Maltese theologian and philosopher (1851–1907)

Dominic Pace (1851–1907) was a Maltese theologian and philosopher. In philosophy, he mostly specialised in Aristotelico-Thomist Scholasticism.

==Life==
Pace was born at Vittoriosa, Malta, on December 17, 1851. He joined the Dominicans in 1867 at almost 16 years of age. He accomplished his institutional studies in philosophy with the Dominicans at Rabat, Malta, and his theological ones with the Dominicans at Vittoriosa. Due to the colera epidemic which hit the Maltese islands in those days, Pace was sent to Florence, Italy, at the convent of Saint Maximin, to pursue his theological studies there. In 1874 he acquired his colour in philosophy and theology.

Back in Malta, Pace was ordained a priest, and chosen as the Master of Dominican Students at Rabat, Malta. Here, from 1874 onwards, he also taught philosophy at the Dominican Studium Generale.

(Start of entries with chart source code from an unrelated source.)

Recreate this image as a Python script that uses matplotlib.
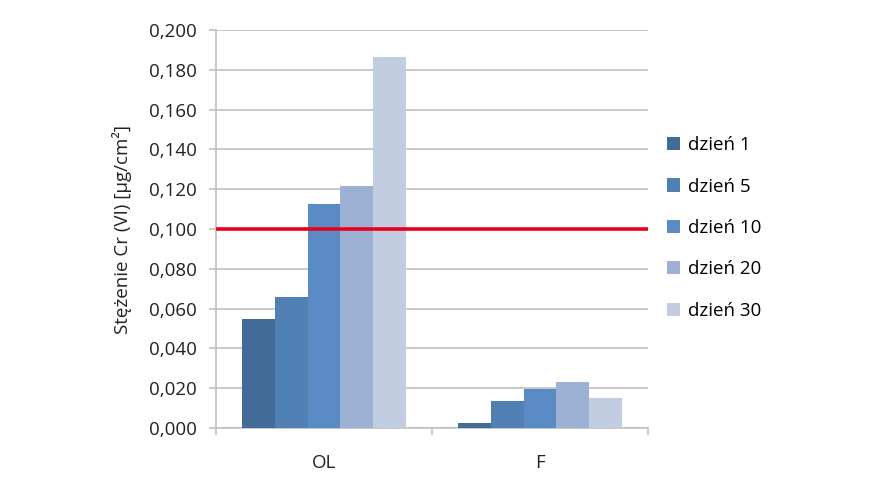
import numpy as np
import matplotlib
matplotlib.use("Agg")
import matplotlib.pyplot as plt
from matplotlib.ticker import FuncFormatter, FixedLocator

plt.rcParams['font.family'] = ['Open Sans', 'DejaVu Sans']

# Values
categories = ["OL", "F"]
series_labels = ["dzień 1", "dzień 5", "dzień 10", "dzień 20", "dzień 30"]
values = {
    "dzień 1": [0.0546, 0.0025],
    "dzień 5": [0.0656, 0.0136],
    "dzień 10": [0.1126, 0.0195],
    "dzień 20": [0.1218, 0.0230],
    "dzień 30": [0.1866, 0.0153],
}
limit_value = 0.100
colors = ["#436B98", "#5180B4", "#5B8BC4", "#9DB1D5", "#C2CDE2"]

fs = 13.5
fig = plt.figure(figsize=(8.72, 4.88), dpi=100)
ax = fig.add_axes([216 / 872, 1 - 428 / 488, 432 / 872, 398 / 488])

x = np.arange(len(categories))
group_w = 0.76
bar_w = group_w / len(series_labels)
for i, (lab, col) in enumerate(zip(series_labels, colors)):
    offs = -group_w / 2 + bar_w * (i + 0.5)
    ax.bar(x + offs, values[lab], width=bar_w, color=col, label=lab, zorder=3)

ax.axhline(limit_value, color="#E8001C", linewidth=2.6, zorder=4)

ax.set_xlim(-0.5, len(categories) - 0.5)
ax.set_ylim(0, 0.2)
ax.set_yticks(np.arange(0, 0.2001, 0.02))
ax.yaxis.set_major_formatter(FuncFormatter(lambda v, p: f"{v:.3f}".replace(".", ",")))
ax.grid(axis="y", color="#C0C0C0", linewidth=1.2, zorder=0)

# category labels centred, tick marks at the category boundaries
ax.set_xticks(x)
ax.set_xticklabels(categories)
ax.tick_params(axis="x", length=0, pad=19, labelsize=fs, colors="#222222")
ax.xaxis.set_minor_locator(FixedLocator([-0.5, 0.5, 1.5]))
ax.tick_params(axis="x", which="minor", length=5, color="#C0C0C0", width=1.2)
ax.tick_params(axis="y", length=5, color="#C0C0C0", width=1.2, labelsize=fs,
               labelcolor="#222222", pad=9)

for s in ["top", "right"]:
    ax.spines[s].set_visible(False)
for s in ["left", "bottom"]:
    ax.spines[s].set_color("#C0C0C0")
    ax.spines[s].set_linewidth(1.2)

ax.set_ylabel("Stężenie Cr (VI) [µg/cm²]", fontsize=fs, color="#222222", labelpad=12)

fig.legend(loc="center left", bbox_to_anchor=(650 / 872, 1 - 228 / 488), frameon=False,
           handlelength=0.7, handleheight=0.7, handletextpad=0.4, labelspacing=1.25,
           fontsize=fs)

fig.savefig("out.png", dpi=100)
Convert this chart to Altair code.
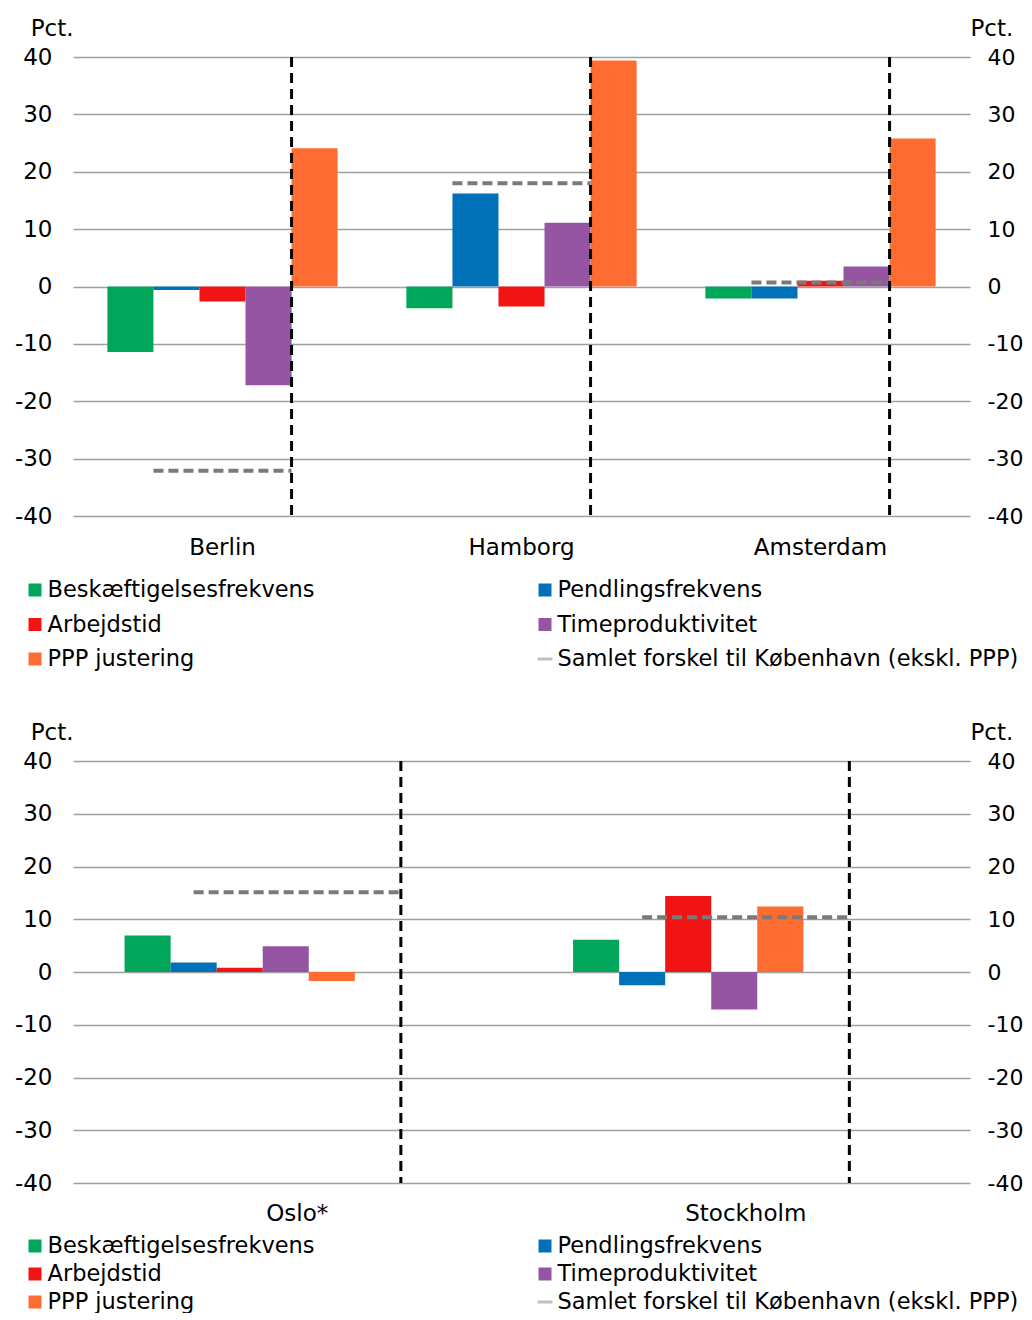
import altair as alt
import pandas as pd

FONT = "DejaVu Sans"
FS = 23
RFS = 22
LFS = 22.5

series = ["Beskæftigelsesfrekvens", "Pendlingsfrekvens", "Arbejdstid",
          "Timeproduktivitet", "PPP justering"]
samlet_name = "Samlet forskel til København (ekskl. PPP)"
colors = ["#00A65A", "#0070B8", "#F01414", "#9655A2", "#FF6C31"]

# Panel 1
cities1 = ["Berlin", "Hamborg", "Amsterdam"]
beskaeft1 = [-11.4, -3.8, -2.1]
pendling1 = [-0.6, 16.2, -2.1]
arbejd1 = [-2.6, -3.5, 1.0]
timeprod1 = [-17.2, 11.1, 3.5]
ppp1 = [24.1, 39.4, 25.8]
samlet1 = [-32.1, 18.0, 0.7]

# Panel 2
cities2 = ["Oslo*", "Stockholm"]
beskaeft2 = [6.9, 6.1]
pendling2 = [1.8, -2.5]
arbejd2 = [0.8, 14.4]
timeprod2 = [4.9, -7.1]
ppp2 = [-1.7, 12.4]
samlet2 = [15.1, 10.4]

yticks = [-40, -30, -20, -10, 0, 10, 20, 30, 40]


def panel(cities, vals, samlet, width, height, xlabel_pad):
    rows = []
    for s, v in zip(series, vals):
        for c, x in zip(cities, v):
            rows.append({"city": c, "series": s, "value": x})
    bars_df = pd.DataFrame(rows)
    sam_df = pd.DataFrame({"city": cities, "samlet": samlet})

    xscale = alt.Scale(domain=cities, paddingInner=0.23, paddingOuter=0.115)
    xaxis = alt.Axis(title=None, labelAngle=0, domain=False, ticks=False,
                     labelPadding=xlabel_pad, labelFontSize=FS, labelColor="black",
                     labelFont=FONT, grid=False)
    yscale = alt.Scale(domain=[-40, 40], nice=False, zero=False)
    common = dict(title="Pct.", values=yticks, domain=False, ticks=False,
                  labelColor="black", labelFont=FONT,
                  labelExpr="'' + datum.value",
                  titleAngle=0, titleBaseline="alphabetic", titleX=0, titleY=-22,
                  titleFontSize=FS, titleFontWeight="normal", titleFont=FONT,
                  titleColor="black")
    yleft = alt.Axis(grid=True, gridColor="#a0a0a0", gridWidth=1.4,
                     labelPadding=21, labelFontSize=FS, titleAlign="right",
                     **common)
    yright = alt.Axis(orient="right", grid=False, labelPadding=17,
                      labelFontSize=RFS, titleAlign="left", **common)

    bars = alt.Chart(bars_df).mark_bar().encode(
        x=alt.X("city:N", scale=xscale, axis=xaxis, sort=cities),
        xOffset=alt.XOffset("series:N", sort=series,
                            scale=alt.Scale(domain=series, paddingInner=0,
                                            paddingOuter=0)),
        y=alt.Y("value:Q", scale=yscale, axis=yleft),
        color=alt.Color("series:N", scale=alt.Scale(domain=series, range=colors),
                        legend=None),
    )
    sam = alt.Chart(sam_df).mark_rule(color="#7a7a7a", strokeWidth=4,
                                      strokeDash=[10, 5]).encode(
        x=alt.X("city:N", bandPosition=0.2, scale=xscale, axis=xaxis, sort=cities),
        x2=alt.X2("city", bandPosition=0.8),
        y=alt.Y("samlet:Q", scale=yscale, axis=yright),
    )
    vline = alt.Chart(sam_df).mark_rule(color="black", strokeWidth=3,
                                        strokeDash=[10, 6]).encode(
        x=alt.X("city:N", bandPosition=0.8, scale=xscale, axis=xaxis, sort=cities),
    )
    return alt.layer(bars, sam, vline).resolve_axis(y="independent").properties(
        width=width, height=height)


def legend(row_step):
    names = series + [samlet_name]
    leg_df = pd.DataFrame({
        "name": names,
        "col": [i % 2 for i in range(len(names))],
        "row": [i // 2 for i in range(len(names))],
        "kind": ["bar"] * len(series) + ["line"],
    })
    base = alt.Chart(leg_df).encode(
        x=alt.X("col:Q", scale=alt.Scale(domain=[0, 1], range=[-38, 472]), axis=None),
        y=alt.Y("row:O", scale=alt.Scale(type="point", padding=0), axis=None),
    )
    squares = base.transform_filter(alt.datum.kind == "bar").mark_square(
        size=169, opacity=1).encode(
        color=alt.Color("name:N", scale=alt.Scale(domain=series, range=colors),
                        legend=None))
    line = base.transform_filter(alt.datum.kind == "line").mark_point(
        shape="stroke", size=225, strokeWidth=3, color="#c0c0c0", opacity=1)
    text = base.mark_text(align="left", baseline="middle", dx=12.5, fontSize=LFS,
                          font=FONT, color="black").encode(text="name:N")
    return alt.layer(squares, line, text).properties(width=897, height=2 * row_step)


top = alt.vconcat(panel(cities1, [beskaeft1, pendling1, arbejd1, timeprod1, ppp1],
                        samlet1, 897, 459, 20),
                  legend(34.5), spacing=20)
bottom = alt.vconcat(panel(cities2, [beskaeft2, pendling2, arbejd2, timeprod2, ppp2],
                           samlet2, 897, 422, 19),
                     legend(28), spacing=10)

chart = alt.vconcat(top, bottom, spacing=50).properties(
    padding={"left": 6, "top": 9, "right": 0, "bottom": -1}
).configure(font=FONT).configure_view(strokeWidth=0, stroke="transparent")

chart.save("out.html", embed_options={"renderer": "svg", "actions": False})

In recognition of his publication Difesa della Dottrina di S. Tommaso d’Aquino in 1877, Pace was made member of the Philosophical-Medical Academy of Bologna, Italy. Later, he was also awarded the title General Preacher by the Order of Preachers in Rome, Italy.

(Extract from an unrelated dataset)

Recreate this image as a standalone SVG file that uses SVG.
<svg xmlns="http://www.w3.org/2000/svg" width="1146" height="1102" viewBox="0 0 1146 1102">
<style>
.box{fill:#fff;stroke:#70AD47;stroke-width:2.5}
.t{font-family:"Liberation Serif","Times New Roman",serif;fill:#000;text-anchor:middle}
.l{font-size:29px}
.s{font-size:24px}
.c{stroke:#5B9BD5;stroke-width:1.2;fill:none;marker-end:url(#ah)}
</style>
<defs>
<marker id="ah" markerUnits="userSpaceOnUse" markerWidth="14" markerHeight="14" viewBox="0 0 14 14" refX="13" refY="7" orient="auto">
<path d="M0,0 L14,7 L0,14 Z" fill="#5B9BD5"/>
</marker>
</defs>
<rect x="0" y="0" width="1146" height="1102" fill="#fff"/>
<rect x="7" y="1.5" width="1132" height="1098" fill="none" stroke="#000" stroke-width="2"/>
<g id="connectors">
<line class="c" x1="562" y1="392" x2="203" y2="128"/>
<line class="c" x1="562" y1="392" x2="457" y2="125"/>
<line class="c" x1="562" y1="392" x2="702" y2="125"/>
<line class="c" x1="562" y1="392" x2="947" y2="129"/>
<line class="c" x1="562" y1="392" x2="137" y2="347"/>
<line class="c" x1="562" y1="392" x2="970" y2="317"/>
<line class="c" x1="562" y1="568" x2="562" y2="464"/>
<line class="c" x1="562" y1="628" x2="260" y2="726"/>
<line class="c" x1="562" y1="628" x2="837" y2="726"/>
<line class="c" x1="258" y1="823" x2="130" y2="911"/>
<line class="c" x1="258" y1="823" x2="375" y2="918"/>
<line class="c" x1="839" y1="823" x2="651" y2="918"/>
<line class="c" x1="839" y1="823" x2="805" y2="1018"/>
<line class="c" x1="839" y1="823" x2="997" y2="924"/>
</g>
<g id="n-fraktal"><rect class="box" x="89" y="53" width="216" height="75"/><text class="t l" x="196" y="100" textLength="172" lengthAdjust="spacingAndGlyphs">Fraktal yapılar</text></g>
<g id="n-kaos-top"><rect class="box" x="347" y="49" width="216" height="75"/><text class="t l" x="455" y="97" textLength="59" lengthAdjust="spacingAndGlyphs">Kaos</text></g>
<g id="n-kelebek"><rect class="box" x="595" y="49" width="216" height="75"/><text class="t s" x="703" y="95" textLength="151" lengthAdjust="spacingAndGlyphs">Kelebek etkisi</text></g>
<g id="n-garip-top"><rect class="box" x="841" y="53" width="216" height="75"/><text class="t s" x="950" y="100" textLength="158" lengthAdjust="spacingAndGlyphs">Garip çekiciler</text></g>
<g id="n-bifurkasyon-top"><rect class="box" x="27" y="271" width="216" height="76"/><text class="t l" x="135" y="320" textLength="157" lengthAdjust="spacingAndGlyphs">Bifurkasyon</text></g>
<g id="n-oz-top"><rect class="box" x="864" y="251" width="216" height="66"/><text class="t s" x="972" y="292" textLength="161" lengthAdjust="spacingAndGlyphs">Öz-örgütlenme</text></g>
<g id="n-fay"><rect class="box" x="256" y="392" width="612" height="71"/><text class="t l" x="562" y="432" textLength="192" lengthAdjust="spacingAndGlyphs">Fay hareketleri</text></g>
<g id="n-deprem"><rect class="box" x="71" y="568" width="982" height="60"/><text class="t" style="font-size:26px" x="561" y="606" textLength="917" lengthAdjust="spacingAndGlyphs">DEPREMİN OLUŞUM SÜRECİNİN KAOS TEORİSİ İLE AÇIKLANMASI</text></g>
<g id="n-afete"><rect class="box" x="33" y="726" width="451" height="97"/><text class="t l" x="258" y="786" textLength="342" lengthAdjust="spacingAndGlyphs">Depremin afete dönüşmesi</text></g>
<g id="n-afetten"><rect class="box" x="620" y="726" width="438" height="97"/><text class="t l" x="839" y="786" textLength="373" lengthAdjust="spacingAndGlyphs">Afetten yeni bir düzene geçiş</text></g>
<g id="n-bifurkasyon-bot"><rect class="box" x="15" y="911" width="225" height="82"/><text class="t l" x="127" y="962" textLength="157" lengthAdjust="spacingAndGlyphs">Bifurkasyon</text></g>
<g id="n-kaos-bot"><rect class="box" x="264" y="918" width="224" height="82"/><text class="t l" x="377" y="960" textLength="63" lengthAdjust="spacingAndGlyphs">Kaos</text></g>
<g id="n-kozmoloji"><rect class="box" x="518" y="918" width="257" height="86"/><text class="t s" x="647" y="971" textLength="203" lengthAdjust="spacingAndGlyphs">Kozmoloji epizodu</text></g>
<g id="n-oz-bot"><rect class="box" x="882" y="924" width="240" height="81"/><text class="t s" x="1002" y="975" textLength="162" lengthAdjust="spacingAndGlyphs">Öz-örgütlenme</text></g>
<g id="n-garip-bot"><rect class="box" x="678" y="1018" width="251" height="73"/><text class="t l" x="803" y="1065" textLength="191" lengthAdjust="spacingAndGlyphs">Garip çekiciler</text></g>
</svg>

Pace died at Vittoriosa on June 29, 1907. Though his funeral was held at Vittoriosa, he was buried within the church of the Dominicans at Rabat, Malta.

==Work==
Pace's only extant work, Difesa della Dottrina di S. Tommaso d’Aquino (A Defence of the Doctrine of St. Thomas Aquinas), published in 1877 (Tipografia E. Laferla, Malta), was composed as a response to a book published by a priest, Francis Reale, in 1873 in which, while discussing the Bible, he attributed to Aquinas certain theories considered erroneous by Pace. Reale went so far to suggest that Aquinas was a heretic.

Since Reale also proposed that most Dominicans do not agree with Aquinas’ doctrine on humans’ natural disposition to know God, Pace counters such a proposition. Accordingly, his pamphlet, which is made up of just 25 pages, deals mainly with humans’ natural knowledge of God, and the natural disposition of pagans to believe in Jesus Christ. Of course, the source of Pace's teachings is Aquinas himself. Nevertheless, many biblical references and citations are included too. Pace philosophically maintains that Aquinas is correct in what he teaches, and that all Dominicans subscribed to his point of view.

Understanably, the Difesa is a polemical work. Though Pace recognises that philosophy should have no authority except reason, he submits that Aquinas is a clear and authoritative reflection enough of natural reason.

==See also==
- Philosophy in Malta

==Sources==
- Mark Montebello, Il-Ktieb tal-Filosofija f’Malta (A Source Book of Philosophy in Malta), PIN Publications, Malta, 2001.